Passages I did not report

Mary Jean Backman Alley passed away June 2018 in Bountiful, Utah. A daughter of LeGrand Pollard Backman and Edith Mary Price, she was the second of five children. She married John R. "Jack" Alley in 1944 in Salt Lake City. Jack passed away in 2007.

After children began to arrive the family moved to Bountiful, where Mary Jean lived in the same home for seventy years. This was remembered as the center of the "Alley Universe". That universe included her seven children. All seven, with their father were there to see Mary Jean receive her bachelors degree in education, with which she taught third grade for 24 years.

Perhaps staying in one home reflects on the many travels Mary Jean did while growing up as well as the years of her husband's military assignments during WWII. Recall that she lived in South Africa while her father was Mission President there for the Church of Jesus Christ of Latter-day Saints.

The church held much meaning for Mary Jean throughout her life, where she held positions in Primary, Young Women  and Relief Society organizations. Daughters of Utah Pioneers and University Women were other valued associations.

Mary Jean Backman Alley left her seven children, twenty-one grandchildren and forty-six great grandchildren and one great-great grandson.

Mary Jean's sister Beverly Backman Davis lost her husband Robert Edward Davis on April 22, 2018 in Salt Lake City. The 23rd would have been the sixty-sixth wedding anniversary for Bob and Beverly.

Born in Sugar House, Salt Lake County, his family remembered him as always able to "initiate, innovate and create." Such character as a child of the Great Depression would develop.

Bob served the United states in the military, and was part of the Army Band at Fort Lee, Virginia.
Music was a life long part of life, studying classical piano in childhood, he played trombone in school and formed jazz band as early as age eleven and played around Salt Lake for many years as an adult.

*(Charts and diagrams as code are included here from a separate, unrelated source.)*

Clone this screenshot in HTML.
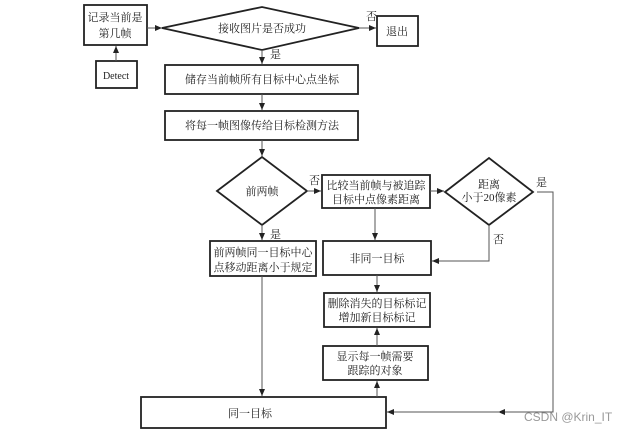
<!DOCTYPE html>
<html><head><meta charset="utf-8"><style>
html,body{margin:0;padding:0;background:#fff;}
svg{display:block;}
text{font-family:"Liberation Serif","Noto Serif CJK SC","Noto Sans CJK SC",serif;font-size:11px;fill:#222;}
</style></head><body>
<svg width="626" height="433" viewBox="0 0 626 433" xmlns="http://www.w3.org/2000/svg">
<defs><marker id="a" markerWidth="8" markerHeight="8" refX="7" refY="4" orient="auto" markerUnits="userSpaceOnUse"><path d="M0,1 L7,4 L0,7 Z" fill="#222"/></marker></defs>
<g fill="none" stroke="#222" stroke-width="1.8">
<rect x="84" y="5" width="63" height="40"/>
<rect x="96" y="61" width="41" height="27"/>
<polygon points="162,28 262,7 359,28 262,50"/>
<rect x="377" y="16" width="41" height="30"/>
<rect x="165" y="65" width="193" height="29"/>
<rect x="165" y="111" width="193" height="29"/>
<polygon points="217,191 262,157 307,191 262,225"/>
<rect x="322" y="175" width="108" height="33"/>
<polygon points="445,192 489,158 533,192 489,225"/>
<rect x="210" y="241" width="106" height="35"/>
<rect x="323" y="241" width="108" height="34"/>
<rect x="324" y="293" width="106" height="34"/>
<rect x="323" y="346" width="105" height="34"/>
<rect x="141" y="397" width="245" height="31"/>
</g>
<g fill="none" stroke="#555" stroke-width="1" marker-end="url(#a)">
<line x1="147" y1="28" x2="162" y2="28"/>
<line x1="116" y1="61" x2="116" y2="46"/>
<line x1="359" y1="28" x2="376" y2="28"/>
<line x1="262" y1="50" x2="262" y2="64"/>
<line x1="262" y1="94" x2="262" y2="110"/>
<line x1="262" y1="140" x2="262" y2="156"/>
<line x1="307" y1="191" x2="321" y2="191"/>
<line x1="430" y1="191" x2="444" y2="191"/>
<line x1="262" y1="225" x2="262" y2="240"/>
<line x1="375" y1="208" x2="375" y2="240"/>
<polyline points="489,225 489,261 432,261"/>
<line x1="377" y1="275" x2="377" y2="292"/>
<line x1="377" y1="346" x2="377" y2="328"/>
<line x1="377" y1="397" x2="377" y2="381"/>
<line x1="262" y1="276" x2="262" y2="396"/>
<polyline points="537,192 553,192 553,412 498,412"/>
<line x1="500" y1="412" x2="387" y2="412"/>
</g>
<text x="115" y="21" text-anchor="middle">记录当前是</text>
<text x="115" y="37" text-anchor="middle">第几帧</text>
<text x="116" y="79" text-anchor="middle" style="font-size:10px">Detect</text>
<text x="262" y="32" text-anchor="middle">接收图片是否成功</text>
<text x="366" y="20">否</text>
<text x="397" y="35" text-anchor="middle">退出</text>
<text x="270" y="58">是</text>
<text x="262" y="83" text-anchor="middle">储存当前帧所有目标中心点坐标</text>
<text x="262" y="129" text-anchor="middle">将每一帧图像传给目标检测方法</text>
<text x="262" y="195" text-anchor="middle">前两帧</text>
<text x="309" y="184">否</text>
<text x="376" y="189" text-anchor="middle">比较当前帧与被追踪</text>
<text x="376" y="203" text-anchor="middle">目标中点像素距离</text>
<text x="489" y="188" text-anchor="middle">距离</text>
<text x="489" y="201" text-anchor="middle">小于20像素</text>
<text x="536" y="186">是</text>
<text x="493" y="243">否</text>
<text x="270" y="238">是</text>
<text x="263" y="256" text-anchor="middle">前两帧同一目标中心</text>
<text x="263" y="271" text-anchor="middle">点移动距离小于规定</text>
<text x="377" y="262" text-anchor="middle">非同一目标</text>
<text x="377" y="307" text-anchor="middle">删除消失的目标标记</text>
<text x="377" y="321" text-anchor="middle">增加新目标标记</text>
<text x="375" y="360" text-anchor="middle">显示每一帧需要</text>
<text x="375" y="374" text-anchor="middle">跟踪的对象</text>
<text x="250" y="417" text-anchor="middle">同一目标</text>
<text x="524" y="421" style="font-family:'Liberation Sans',sans-serif;font-size:12px;fill:#999">CSDN @Krin_IT</text>
</svg>
</body></html>
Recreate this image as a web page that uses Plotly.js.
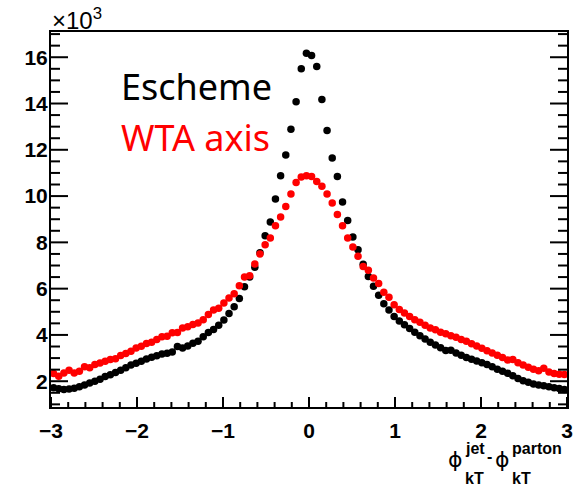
<!DOCTYPE html>
<html>
<head>
<meta charset="utf-8">
<script src="https://cdn.plot.ly/plotly-3.0.1.min.js"></script>
<style>
  html, body { margin: 0; padding: 0; background: #ffffff; }
  #chart { width: 577px; height: 487px; }
</style>
</head>
<body>
<div id="chart"></div>
<script>
// Histogram binning of the phi difference: 100 bins over [-3, 3]
const binLow = -3;
const binWidth = 0.06;

// Entries per bin, in units of 10^3
const escheme = [
  1.72, 1.67, 1.64, 1.66, 1.70, 1.76, 1.84, 1.92, 2.00, 2.08,
  2.20, 2.28, 2.38, 2.47, 2.58, 2.70, 2.78, 2.86, 2.96, 3.04,
  3.10, 3.18, 3.21, 3.26, 3.50, 3.44, 3.52, 3.64, 3.73, 3.92,
  4.10, 4.23, 4.42, 4.64, 4.93, 5.22, 5.57, 6.08, 6.50, 6.92,
  7.55, 8.29, 8.88, 9.87, 10.88, 11.78, 12.89, 14.08, 15.50, 16.17,
  16.07, 15.60, 14.17, 12.83, 11.65, 10.85, 9.74, 8.95, 8.23, 7.68,
  7.05, 6.53, 6.10, 5.72, 5.35, 5.08, 4.80, 4.60, 4.44, 4.28,
  4.12, 3.96, 3.82, 3.68, 3.56, 3.45, 3.33, 3.34, 3.22, 3.12,
  3.02, 2.95, 2.87, 2.80, 2.72, 2.62, 2.52, 2.43, 2.34, 2.24,
  2.12, 2.02, 1.96, 1.88, 1.84, 1.80, 1.76, 1.72, 1.68, 1.64
];

const wtaAxis = [
  2.33, 2.22, 2.36, 2.47, 2.36, 2.43, 2.62, 2.58, 2.72, 2.79,
  2.86, 2.94, 2.97, 3.11, 3.20, 3.29, 3.44, 3.51, 3.63, 3.68,
  3.80, 3.92, 3.94, 4.09, 4.11, 4.30, 4.35, 4.45, 4.52, 4.66,
  4.88, 5.08, 5.15, 5.38, 5.60, 5.78, 6.12, 6.50, 6.56, 7.07,
  7.50, 7.90, 8.19, 8.72, 9.10, 9.55, 10.09, 10.59, 10.82, 10.88,
  10.85, 10.63, 10.42, 10.09, 9.70, 9.20, 8.72, 8.19, 7.80, 7.40,
  6.96, 6.79, 6.46, 6.22, 5.84, 5.63, 5.30, 5.10, 4.95, 4.80,
  4.66, 4.55, 4.42, 4.30, 4.22, 4.12, 4.05, 3.96, 3.90, 3.80,
  3.73, 3.62, 3.52, 3.42, 3.32, 3.22, 3.12, 3.02, 2.92, 2.94,
  2.80, 2.70, 2.60, 2.52, 2.45, 2.56, 2.40, 2.33, 2.30, 2.29
];

const seriesNames = ['Escheme', 'WTA axis'];
const seriesColors = ['#000000', '#ff0000'];

const xRange = [-3, 3];
const yRange = [0.886, 17.09];
const xTickVals = [-3, -2, -1, 0, 1, 2, 3];
const xTickText = ['−3', '−2', '−1', '0', '1', '2', '3'];
const yTickVals = [2, 4, 6, 8, 10, 12, 14, 16];
const yTickText = ['2', '4', '6', '8', '10', '12', '14', '16'];
const xMinorStep = 0.2;
const yMinorStep = 0.5;

function markerTrace(values, name, color) {
  return {
    type: 'scatter',
    mode: 'markers',
    name: name,
    x0: binLow + binWidth / 2,
    dx: binWidth,
    y: values,
    marker: { color: color, size: 7.5, line: { width: 0 } },
    hoverinfo: 'skip'
  };
}

const data = [
  markerTrace(escheme, seriesNames[0], seriesColors[0]),
  markerTrace(wtaAxis, seriesNames[1], seriesColors[1])
];

const tickFont = { family: 'Liberation Sans, Arial, sans-serif', size: 21, color: '#000000' };
const subFont = { family: 'Liberation Sans, Arial, sans-serif', size: 16, color: '#000000', weight: 'bold' };
const phiFont = { family: 'DejaVu Sans, sans-serif', size: 22, color: '#000000' };
const bold = (t) => '<b>' + t + '</b>';

// plot-area geometry helpers for placing text in pixels
const W = 577, H = 487;
const M = { l: 51, r: 10, t: 32, b: 80 };
const px = (x) => (x - M.l) / (W - M.l - M.r);
const py = (y) => (H - M.b - y) / (H - M.t - M.b);

function txt(x, y, text, font, xanchor) {
  return {
    xref: 'paper', yref: 'paper', x: px(x), y: py(y),
    xanchor: xanchor || 'left', yanchor: 'middle',
    text: text, showarrow: false, font: font, borderpad: 0
  };
}

const annotations = [
  // axis multiplier
  {
    xref: 'paper', yref: 'paper', x: 0, y: 1, xanchor: 'left', yanchor: 'bottom',
    text: '×10<sup>3</sup>', showarrow: false, borderpad: 0, yshift: -3,
    font: { family: 'Liberation Sans, Arial, sans-serif', size: 24, color: '#000000' }
  },
  // series labels
  txt(120, 87, seriesNames[0], { family: 'Noto Sans, sans-serif', size: 36, color: seriesColors[0] }),
  txt(120, 137, seriesNames[1], { family: 'Noto Sans, sans-serif', size: 36, color: seriesColors[1] }),
  // x-axis title: phi^jet_kT - phi^parton_kT
  txt(447, 459, 'ϕ', phiFont),
  txt(464, 448, 'jet', subFont),
  txt(464, 478, 'kT', subFont),
  txt(486, 456, '-', subFont),
  txt(494, 459, 'ϕ', phiFont),
  txt(511, 448, 'parton', subFont),
  txt(511, 478, 'kT', subFont)
];

// Frame tick marks pointing into the plot area (bottom, left and right edges)
const tickLine = { color: '#000000', width: 2 };
function xTick(v, len) {
  return { type: 'line', xref: 'x', yref: 'paper', ysizemode: 'pixel', yanchor: 0,
           x0: v, x1: v, y0: 0, y1: len, line: tickLine, layer: 'above' };
}
function yTick(v, len, edge) {
  return { type: 'line', xref: 'paper', yref: 'y', xsizemode: 'pixel', xanchor: edge,
           x0: 0, x1: edge === 0 ? len : -len, y0: v, y1: v, line: tickLine, layer: 'above' };
}

const shapes = [];
for (let k = 0; xRange[0] + k * xMinorStep <= xRange[1] + 1e-9; k++) {
  const v = +(xRange[0] + k * xMinorStep).toFixed(6);
  const major = xTickVals.some(t => Math.abs(t - v) < 1e-6);
  shapes.push(xTick(v, major ? 10 : 5));
}
for (let k = Math.ceil(yRange[0] / yMinorStep); k * yMinorStep <= yRange[1]; k++) {
  const v = k * yMinorStep;
  const major = yTickVals.includes(v);
  shapes.push(yTick(v, major ? 17 : 9, 0));
  shapes.push(yTick(v, major ? 17 : 9, 1));
}

const layout = {
  width: W,
  height: H,
  margin: M,
  paper_bgcolor: '#ffffff',
  plot_bgcolor: 'rgba(0,0,0,0)',
  showlegend: false,
  xaxis: {
    range: xRange,
    tickmode: 'array',
    tickvals: xTickVals,
    ticktext: xTickText.map(bold),
    ticks: '',
    showline: true,
    linecolor: '#000000',
    linewidth: 2,
    mirror: true,
    showgrid: false,
    zeroline: false,
    tickfont: tickFont,
    ticklabelstandoff: 4
  },
  yaxis: {
    range: yRange,
    tickmode: 'array',
    tickvals: yTickVals,
    ticktext: yTickText.map(bold),
    ticks: '',
    showline: true,
    linecolor: '#000000',
    linewidth: 2,
    mirror: true,
    showgrid: false,
    zeroline: false,
    tickfont: tickFont,
    ticklabelstandoff: -3
  },
  shapes: shapes,
  annotations: annotations
};

Plotly.newPlot('chart', data, layout, { displayModeBar: false, staticPlot: true });
</script>
</body>
</html>
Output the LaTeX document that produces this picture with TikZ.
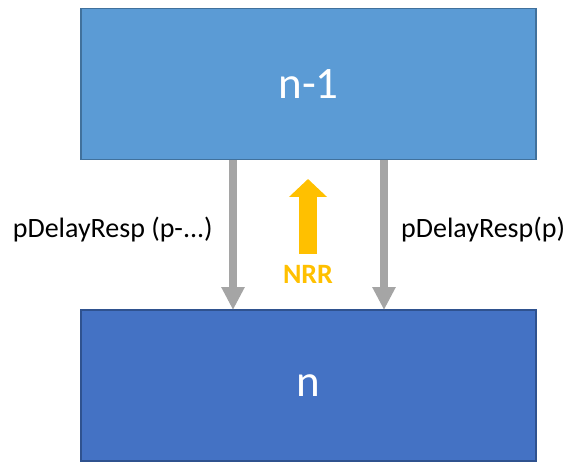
\documentclass[tikz,border=0pt]{standalone}
\usepackage{fontspec}
\setmainfont{Carlito}
\usetikzlibrary{arrows.meta,positioning}
\definecolor{lightblue}{HTML}{5B9BD5}
\definecolor{lightedge}{HTML}{41719C}
\definecolor{darkblue}{HTML}{4472C4}
\definecolor{darkedge}{HTML}{2F528F}
\definecolor{arrowgray}{HTML}{A5A5A5}
\definecolor{nrrorange}{HTML}{FFC000}
\tikzset{
  layer/.style={draw, line width=1.5pt, minimum width=455pt, minimum height=151pt, text=white, font=\fontsize{45}{52}\selectfont},
  resp/.style={arrowgray, line width=8pt, -{Triangle[width=22pt,length=23pt]}},
  label/.style={font=\fontsize{28}{32}\selectfont, inner sep=0pt}
}

\begin{document}
\begin{tikzpicture}[x=1pt,y=-1pt]
\useasboundingbox (0,0) rectangle (572,462);
\node[layer, fill=lightblue, draw=lightedge] (upper) at (308.5,84) {n-1};
\node[layer, fill=darkblue, draw=darkedge] (lower) at (308.5,385.5) {n};
\coordinate (a1) at (233,160);
\coordinate (b1) at (233,310);
\coordinate (a2) at (384,160);
\coordinate (b2) at (384,310);
\draw[resp] (a1) -- (b1);
\draw[resp] (a2) -- (b2);
\node[label, anchor=base east] (lresp) at (213,237) {pDelayResp (p-...)};
\node[label, anchor=base west] (rresp) at (401,237) {pDelayResp(p)};
\coordinate (n1) at (308,254);
\coordinate (n2) at (308,179);
\draw[nrrorange, line width=18pt, -{Triangle[width=37pt,length=18pt]}] (n1) -- (n2);
\node[nrrorange, font=\bfseries\fontsize{28}{32}\selectfont, inner sep=0pt] (nrr) at (308,274.5) {NRR};
\end{tikzpicture}
\end{document}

He also was the 'go to' jazz pianist for big name performers when they came to Salt Lake City.

Bob created his own business, Davis Printing, which became the family business for over 30 years.

Robert Edward Davis was survived by is wife, four children, twenty-one grandchildren.

I got to know Bob while employed at the William E. Christoffersen Salt Lake Veterans Home. This circumstance enriched my life time and again, proving that I need treat others as if they were my family: and they just might be.